Michael Lauber

Marco Ratschiller | veröffentlicht am 31.05.2019

Heute wollen wir einmal genauer betrachten, wie Schweizer Journalisten aus einer Mücke einen Elefanten machen – beziehungsweise aus einer Lücke. Gefunden haben die Journalisten diese Lücke im Gedächtnis des amtierenden Bundesanwalts. Bundesanwälte sind unter Journalisten äusserst beliebte Rechercheziele.

Michael Lauber
Michael Streun | (Nebelspalter)

Das hat diverse Gründe. Einer davon ist ein numerischer. Während in Bern sieben Bundesräte das Land regieren und in Lausanne 38 Bundesrichter das Recht auslegen, amtiert stets nur ein einzelner Bundesanwalt. Das wird von Journalisten sehr geschätzt, denn sie spielen gerne auf dem Mann. Bereits bei einer Mannschaft wie dem Gesamtbundesrat haben Medienschaffende mehr Mühe. Departementsvorsteher wie «Mr. Together Ahead» Maurer, die öfter mal entgegen der eigenen Überzeugung den Willen des Kollegiums vertreten müssen, erregen eher Mitleid als Misstrauen.

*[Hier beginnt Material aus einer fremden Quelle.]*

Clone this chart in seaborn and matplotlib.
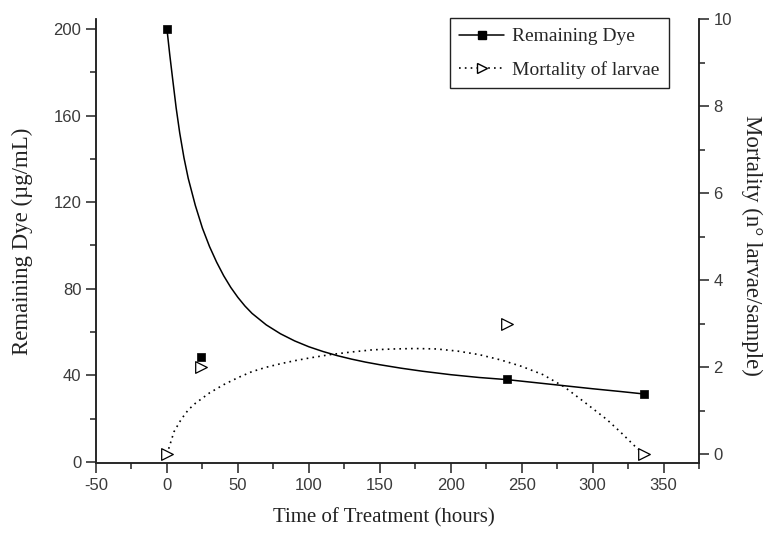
import matplotlib
matplotlib.use("Agg")
import matplotlib.pyplot as plt
from matplotlib.lines import Line2D
from matplotlib.ticker import MultipleLocator
import seaborn as sns
import pandas as pd

# measured points
time_h = [0, 24, 240, 336]
remaining_dye = [200, 48.5, 38.2, 31.4]
mortality = [0, 2, 3, 0]

# fitted curves
dye_fit_x = [0, 2, 4, 6.5, 9, 12, 15, 20, 25, 30, 35, 40, 45, 50, 55, 60, 70, 80,
             90, 100, 110, 120, 130, 140, 150, 165, 180, 200, 220, 240, 260, 280,
             300, 320, 336]
dye_fit_y = [200, 188, 177, 163.5, 152, 140.5, 131, 118.5, 108, 99.5, 92.3, 86,
             80.6, 76, 72, 68.6, 63.3, 59.2, 55.9, 53.2, 51, 49.1, 47.5, 46.1,
             44.9, 43.3, 41.9, 40.3, 39, 38, 36.6, 35.2, 33.8, 32.5, 31.4]
mort_fit_x = [0, 5, 10, 15, 20, 30, 40, 50, 60, 70, 80, 90, 100, 115, 130, 145,
              160, 175, 190, 205, 220, 235, 250, 265, 280, 295, 310, 320, 330, 336]
mort_fit_y = [0, 0.52, 0.8, 1.02, 1.17, 1.41, 1.6, 1.76, 1.9, 2.0, 2.08, 2.15,
              2.21, 2.29, 2.35, 2.4, 2.42, 2.43, 2.42, 2.37, 2.29, 2.17, 2.02,
              1.83, 1.55, 1.18, 0.8, 0.5, 0.18, 0]

x_ticks = [-50, 0, 50, 100, 150, 200, 250, 300, 350]
left_ticks = [0, 40, 80, 120, 160, 200]
right_ticks = [0, 2, 4, 6, 8, 10]

sns.set_style("ticks")
plt.rcParams["font.family"] = ["Liberation Sans", "DejaVu Sans"]

serif = ["Liberation Serif", "DejaVu Serif"]
tick_color = "#3a3a3a"
ink = "#222222"

fig = plt.figure(figsize=(7.76, 5.34), dpi=100)
ax = fig.add_axes([96 / 776, 1 - 463 / 534, (699 - 96) / 776, (463 - 19) / 534])
ax2 = ax.twinx()

pts = pd.DataFrame({"t": time_h, "dye": remaining_dye, "mort": mortality})
dfit = pd.DataFrame({"t": dye_fit_x, "y": dye_fit_y})
mfit = pd.DataFrame({"t": mort_fit_x, "y": mort_fit_y})

sns.lineplot(data=dfit, x="t", y="y", ax=ax, color="black", lw=1.1, sort=False,
             estimator=None, zorder=2)
sns.scatterplot(data=pts, x="t", y="dye", ax=ax, marker="s", s=38, color="black",
                edgecolor="black", linewidth=0.5, zorder=3)

sns.lineplot(data=mfit, x="t", y="y", ax=ax2, color="black", lw=1.2, sort=False,
             estimator=None, zorder=2)
ax2.lines[-1].set_linestyle((0, (1, 2.5)))
sns.scatterplot(data=pts, x="t", y="mort", ax=ax2, marker=">", s=70,
                facecolor="white", edgecolor="black", linewidth=0.9, zorder=3)

ax.set_xlim(-50, 375)
ax.set_ylim(-0.5, 204.6)
ax2.set_ylim(-0.2, 10)

ax.set_xticks(x_ticks)
ax.set_xticklabels([str(v) for v in x_ticks])
ax.set_yticks(left_ticks)
ax.set_yticklabels([str(v) for v in left_ticks])
ax2.set_yticks(right_ticks)
ax2.set_yticklabels([str(v) for v in right_ticks])
ax.xaxis.set_minor_locator(MultipleLocator(25))
ax.yaxis.set_minor_locator(MultipleLocator(20))
ax2.yaxis.set_minor_locator(MultipleLocator(1))

for a in (ax, ax2):
    a.tick_params(which="major", length=7, width=1.1, color=ink,
                  labelsize=12, labelcolor=tick_color, direction="out")
    a.tick_params(which="minor", length=4, width=1.1, color=ink, direction="out")
    for s in a.spines.values():
        s.set_linewidth(1.1)
        s.set_color(ink)
    a.spines["top"].set_visible(False)

ax.set_xlabel("Time of Treatment (hours)", family=serif, fontsize=15, color=ink,
              va="center")
ax.xaxis.set_label_coords((384 - 96) / 603, -(518 - 463) / 444)
ax.set_ylabel("Remaining Dye (µg/mL)", family=serif, fontsize=16.5, color=ink,
              va="center", ha="center")
ax.yaxis.set_label_coords((22 - 96) / 603, 0.5)
ax2.set_ylabel("Mortality (n° larvae/sample)", family=serif, fontsize=16.5,
               color=ink, rotation=270, va="center", ha="center")
ax2.yaxis.set_label_coords((752 - 96) / 603, 0.49)

handles = [
    Line2D([], [], color="black", lw=1.1, marker="s", markersize=5.5),
    Line2D([], [], color="black", lw=1.2, ls=(0, (1, 2.5)), marker=">", markersize=7.5,
           markerfacecolor="white", markeredgecolor="black"),
]
leg = ax.legend(handles, ["Remaining Dye", "Mortality of larvae"],
                loc="upper right", bbox_to_anchor=((669 - 96) / 603, (463 - 18) / 444),
                frameon=True, fancybox=False, framealpha=1, edgecolor=ink,
                prop={"family": serif, "size": 14}, handlelength=2.3,
                handletextpad=0.4, borderpad=0.5, labelspacing=0.8, borderaxespad=0)
leg.get_frame().set_linewidth(1.0)
leg.set_zorder(10)

fig.savefig("out.png", dpi=100)
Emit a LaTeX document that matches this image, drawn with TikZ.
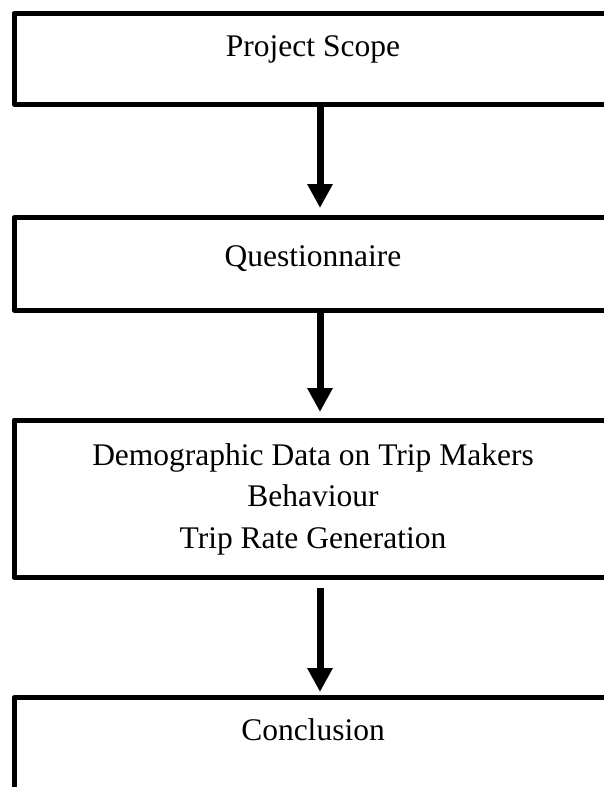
\documentclass[tikz,border=0pt]{standalone}
\usepackage{fontspec}
\setmainfont{Liberation Serif}
\usetikzlibrary{arrows.meta}
\begin{document}
\begin{tikzpicture}[x=1pt,y=-1pt,
  flowbox/.style={draw=black, line width=5pt, line join=round, rectangle,
    minimum width=598pt, inner sep=0pt, outer sep=0pt},
  label/.style={font=\fontsize{31.5}{41.5}\selectfont, anchor=base, inner sep=0pt},
  arr/.style={line width=7pt, -{Triangle[width=24pt,length=24pt]}}]
\useasboundingbox (0,0) rectangle (604,787);
\node[flowbox, minimum height=90.5pt] (b1) at (313,58.75) {};
\node[flowbox, minimum height=92.5pt] (b2) at (313,263.75) {};
\node[flowbox, minimum height=157.5pt] (b3) at (313,498.75) {};
\node[flowbox, minimum height=150pt] (b4) at (313,772.5) {};
\node[label] (t1) at (313,56) {Project Scope};
\node[label] (t2) at (313,266) {Questionnaire};
\node[label] (t3a) at (313,465) {Demographic Data on Trip Makers};
\node[label] (t3b) at (313,506.5) {Behaviour};
\node[label] (t3c) at (313,548) {Trip Rate Generation};
\node[label] (t4) at (313,740) {Conclusion};
\draw[arr] ([xshift=7pt]b1.south) -- ([xshift=7pt,yshift=9.5pt]b2.north);
\draw[arr] ([xshift=7pt]b2.south) -- ([xshift=7pt,yshift=8pt]b3.north);
\draw[arr] ([xshift=7pt,yshift=-10.5pt]b3.south) -- ([xshift=7pt,yshift=5.5pt]b4.north);
\end{tikzpicture}
\end{document}
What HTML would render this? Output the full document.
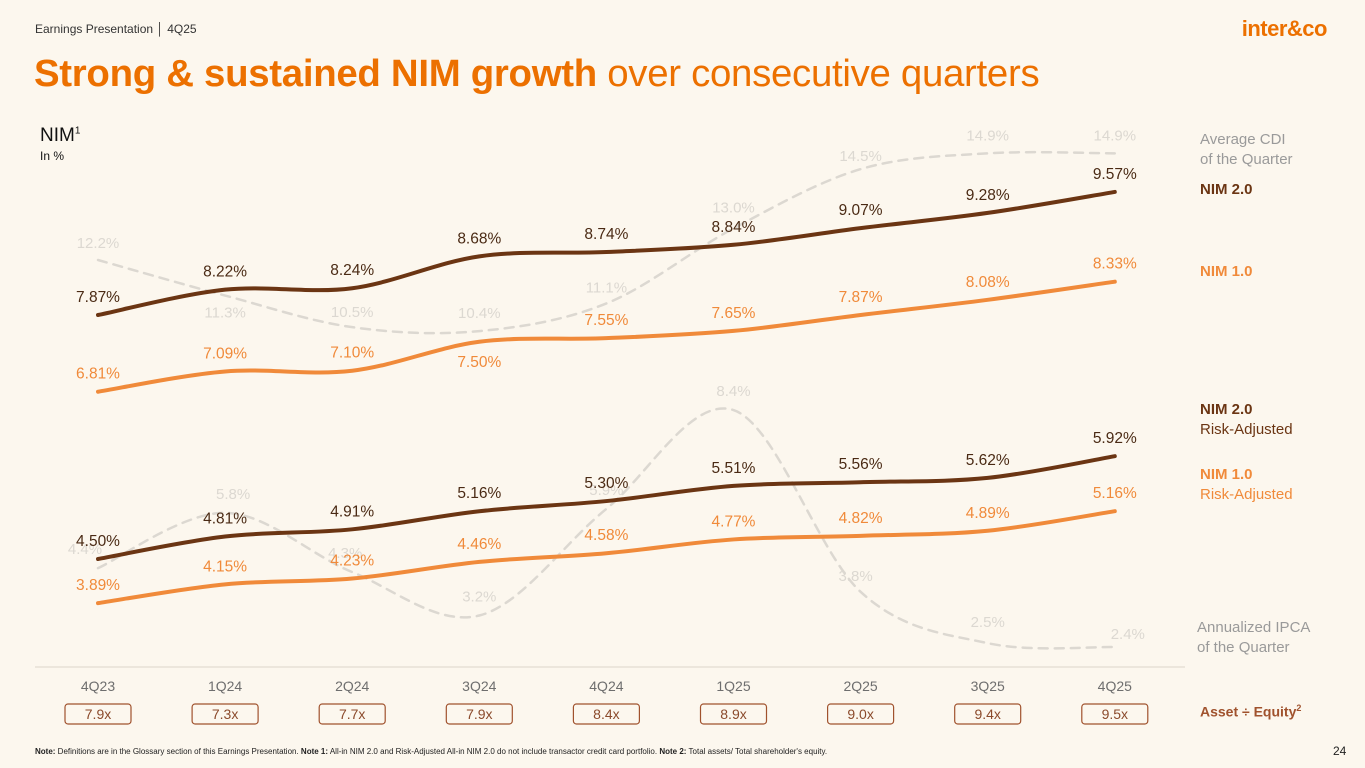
<!DOCTYPE html>
<html><head><meta charset="utf-8"><style>
body{margin:0;background:#fcf7ee;font-family:"Liberation Sans",sans-serif;}
#wrap{position:relative;width:1365px;height:768px;overflow:hidden;background:#fcf7ee;}
.t{position:absolute;white-space:nowrap;}
</style></head><body>
<div id="wrap">
<div class="t" style="left:35px;top:22px;font-size:12px;color:#333">Earnings Presentation │ 4Q25</div>
<div class="t" style="right:38px;top:16px;font-size:22px;font-weight:bold;color:#ec7000;letter-spacing:-0.5px">inter&amp;co</div>
<div class="t" style="left:34px;top:52px;font-size:38.4px;color:#ec7000;letter-spacing:-0.3px"><b>Strong &amp; sustained NIM growth</b> over consecutive quarters</div>
<div class="t" style="left:40px;top:125px;font-size:19px;color:#111">NIM<sup style="font-size:10px">1</sup></div>
<div class="t" style="left:40px;top:149px;font-size:12px;color:#111">In %</div>
<div class="t" style="left:1200px;top:130px;font-size:15px;color:#9a9a9a;line-height:20px">Average CDI<br>of the Quarter</div>
<div class="t" style="left:1200px;top:181px;font-size:15px;font-weight:bold;color:#6b3513">NIM 2.0</div>
<div class="t" style="left:1200px;top:263px;font-size:15px;font-weight:bold;color:#f08a3a">NIM 1.0</div>
<div class="t" style="left:1200px;top:400px;font-size:15px;color:#6b3513;line-height:20px"><b>NIM 2.0</b><br>Risk-Adjusted</div>
<div class="t" style="left:1200px;top:465px;font-size:15px;color:#f08a3a;line-height:20px"><b>NIM 1.0</b><br>Risk-Adjusted</div>
<div class="t" style="left:1197px;top:618px;font-size:15px;color:#9a9a9a;line-height:20px">Annualized IPCA<br>of the Quarter</div>
<div class="t" style="left:1200px;top:703px;font-size:14px;font-weight:bold;color:#a0522d">Asset ÷ Equity<sup style="font-size:9px">2</sup></div>
<svg id="chart" width="1365" height="768" style="position:absolute;left:0;top:0"></svg>
<div class="t" style="left:35px;top:747px;font-size:8px;color:#222"><b>Note:</b> Definitions are in the Glossary section of this Earnings Presentation. <b>Note 1:</b> All-in NIM 2.0 and Risk-Adjusted All-in NIM 2.0 do not include transactor credit card portfolio. <b>Note 2:</b> Total assets/ Total shareholder's equity.</div>
<div class="t" style="left:1333px;top:744px;font-size:12px;color:#222">24</div>
</div>
<script>
const categories=["4Q23","1Q24","2Q24","3Q24","4Q24","1Q25","2Q25","3Q25","4Q25"];
const nim2=[7.87,8.22,8.24,8.68,8.74,8.84,9.07,9.28,9.57];
const nim1=[6.81,7.09,7.10,7.50,7.55,7.65,7.87,8.08,8.33];
const nim2ra=[4.50,4.81,4.91,5.16,5.30,5.51,5.56,5.62,5.92];
const nim1ra=[3.89,4.15,4.23,4.46,4.58,4.77,4.82,4.89,5.16];
const cdi=[12.2,11.3,10.5,10.4,11.1,13.0,14.5,14.9,14.9];
const ipca=[4.4,5.8,4.3,3.2,5.9,8.4,3.8,2.5,2.4];
const leverage=["7.9x","7.3x","7.7x","7.9x","8.4x","8.9x","9.0x","9.4x","9.5x"];
const cdiDy=[-12,22,-10,-13,-11,-16,-8,-13,-13];
const ipcaDy=[-14,-14,-14,-14,-14,-14,-11,-16,-8];
const ipcaDx=[-13,8,-7,0,0,0,-5,0,13];
const svg=document.getElementById('chart');
const NS='http://www.w3.org/2000/svg';
const xS=i=>98+i*127.1;
const yS=v=>315-(v-7.87)*72.4;
const yD=v=>260-(v-12.2)*39.5;
function path(vals,ys){
  const p=vals.map((v,i)=>[xS(i),ys(v)]);
  let d=`M${p[0][0]},${p[0][1]}`;
  for(let i=0;i<p.length-1;i++){
    const p0=p[i-1]||p[i],p1=p[i],p2=p[i+1],p3=p[i+2]||p2;
    const c1=[p1[0]+(p2[0]-p0[0])/6,p1[1]+(p2[1]-p0[1])/6];
    const c2=[p2[0]-(p3[0]-p1[0])/6,p2[1]-(p3[1]-p1[1])/6];
    d+=` C${c1[0]},${c1[1]} ${c2[0]},${c2[1]} ${p2[0]},${p2[1]}`;
  }
  return d;
}
function addPath(vals,ys,color,w,dash,name){
  const el=document.createElementNS(NS,'path');
  el.setAttribute('d',path(vals,ys));
  el.setAttribute('fill','none');el.setAttribute('stroke',color);
  el.setAttribute('stroke-width',w);el.setAttribute('stroke-linecap','round');
  if(dash)el.setAttribute('stroke-dasharray',dash);
  
  
  svg.appendChild(el);
}
function addText(x,y,txt,color,size,name,weight){
  const t=document.createElementNS(NS,'text');
  t.setAttribute('x',x);t.setAttribute('y',y);t.setAttribute('text-anchor','middle');
  t.setAttribute('font-size',size);t.setAttribute('fill',color);
  t.setAttribute('font-family','Liberation Sans, sans-serif');
  if(weight)t.setAttribute('font-weight',weight);
  t.textContent=txt;
  
  
  svg.appendChild(t);
}
const ln=document.createElementNS(NS,'line');
ln.setAttribute('x1',35);ln.setAttribute('x2',1185);ln.setAttribute('y1',667);ln.setAttribute('y2',667);
ln.setAttribute('stroke','#e6e0d5');ln.setAttribute('stroke-width',1.5);


svg.appendChild(ln);
addPath(cdi,yD,'#dcd8d1',2.5,'9,7','cdi-line');
addPath(ipca,yD,'#dcd8d1',2.5,'9,7','ipca-line');
cdi.forEach((v,i)=>addText(xS(i),yD(v)+cdiDy[i],v.toFixed(1)+'%','#dcd8d1',15,'cdi-label'));
ipca.forEach((v,i)=>addText(xS(i)+ipcaDx[i],yD(v)+ipcaDy[i],v.toFixed(1)+'%','#dcd8d1',15,'ipca-label'));
addPath(nim2,yS,'#6b3513',4,null,'nim2-line');
addPath(nim1,yS,'#f08a3a',4,null,'nim1-line');
addPath(nim2ra,yS,'#6b3513',4,null,'nim2-ra-line');
addPath(nim1ra,yS,'#f08a3a',4,null,'nim1-ra-line');
nim2.forEach((v,i)=>addText(xS(i),yS(v)-13,v.toFixed(2)+'%','#4a2a14',15.5,'nim2-label'));
nim1.forEach((v,i)=>addText(xS(i),yS(v)+(i===3?25:-13),v.toFixed(2)+'%','#f08a3a',15.5,'nim1-label'));
nim2ra.forEach((v,i)=>addText(xS(i),yS(v)-13,v.toFixed(2)+'%','#4a2a14',15.5,'nim2-ra-label'));
nim1ra.forEach((v,i)=>addText(xS(i),yS(v)-13,v.toFixed(2)+'%','#f08a3a',15.5,'nim1-ra-label'));
categories.forEach((c,i)=>addText(xS(i),691,c,'#6e6e6e',14,'x-axis-label'));
leverage.forEach((c,i)=>{
  const r=document.createElementNS(NS,'rect');
  r.setAttribute('x',xS(i)-33);r.setAttribute('y',704);r.setAttribute('width',66);r.setAttribute('height',20);
  r.setAttribute('rx',3);r.setAttribute('fill','none');r.setAttribute('stroke','#a0522d');r.setAttribute('stroke-width',1.2);
  
  
  svg.appendChild(r);
  addText(xS(i),719,c,'#8b4a2b',14,'leverage-value');
});
</script>
</body></html>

Zudem sind Anwälte in der Bevölkerung ohnehin nur mässig beliebt. Deshalb hat Loredana Zefi, diese aufstrebende junge kosovarische Staranwältin, kürzlich ihren Job als Tochter von Valentin Landmann an den Nagel gehängt und arbeitet heute mit viel höherem Sozialprestige als Gangsterrapperin. Oder Rapgangsterin, das lässt sich wie in der Quantenphysik kaum exakt bestimmen. Sie ist nicht die einzige. Auch Valentin Roschacher, Vorvorgänger des heutigen Bundesanwaltes, tauschte 2006 seine Anwaltsrobe gegen den Malerkittel und pinselt seither monumentale Berglandschaften, auf denen möglichst wenig Journalisten zu sehen sind. Während Roschacher heute das Recht auf Vergessenwerden zugestanden wird, bemüht sich Michael Lauber bislang vergeblich um sein Recht auf Vergessenhaben.

Bundesanwalt Lauber kann sich also nicht an ein bestimmtes Treffen mit FIFA-Präsident Gianni Infantino erinnern. So what? Wie heuchlerisch ist es, jemandem etwas zur Last zu legen, das jeder gesunde Mensch von Natur aus ebenfalls tut: Erinnerungen vergessen. Denn alles andere ist, ganz offiziell, richtig krank. Das hyperthymestische Syndrom, kurz HSAM, das weltweit gerade einmal 61 Mal diagnostiziert wurde, führt zu einem absoluten Gedächtnis, das kein Detail vergisst.  Das ist weniger toll, als man zuerst denkt.

Jedem Smartphone-Besitzer dürfte es ja eigentlich klar sein: Die systematische Spei-cher­bereinigung ist auf Dauer genauso wichtig wie die Speicherfunktion selbst. Unser Gehirn arbeitet nicht anders: Unwichtiges wird permanent gelöscht. Und da wäre noch ein zweites Löschkriterium: Unerträgliches. Neun von zehn Gehirnen entscheiden sich bei der Frage, ob die Erinnerung an ein Treffen mit Infantino unwichtig oder unerträglich ist, vermutlich für die zweite Option. Jedenfalls kann sich unsere Redaktion, obwohl sich niemand an ein Treffen mit der FIFA erinnert, nicht sicher sein,  plötzlich doch für die Vergabe der nächsten WM nach Katar verantwortlich gemacht zu werden.

Die Kontroverse um Laubers Gedächtnis und Gebaren markiert ohnehin nur das letzte Aufbäumen der alten, analogen Welt.  Die Vorzüge des digitalen Zeitalters lassen die Leistungsdaten unserer Hirnmasse bekanntlich seit den 1980er-Jahren zurückgehen. Nicht nur Kopfrechnen und «Schillers Glocke, auswendig» findet längst nicht mehr in unserem Oberstübchen statt. Unseren ganzen Lebenslauf haben wir in Handyspeicher und Facebook-Galerien ausgelagert. Wer nicht mehr weiss, was er 2017 auf Ibiza nach einigen Wodka Red Bull für «bsoffne Gschichtn» von sich gegeben hat, braucht nur auf die Video-Veröffentlichung zu warten. Das kommende Internet der Dinge wird die ubiquitäre Überwachung auf ein neues Level bringen. Wer sich dereinst nicht mehr an etwas erinnert, kann einfach Jan Böhmermann anrufen. Jedenfalls, wenn er nicht gegen die 5G-­Antenne vor dem Haus demonstriert hat. Diese könnte eventuell nachtragend sein.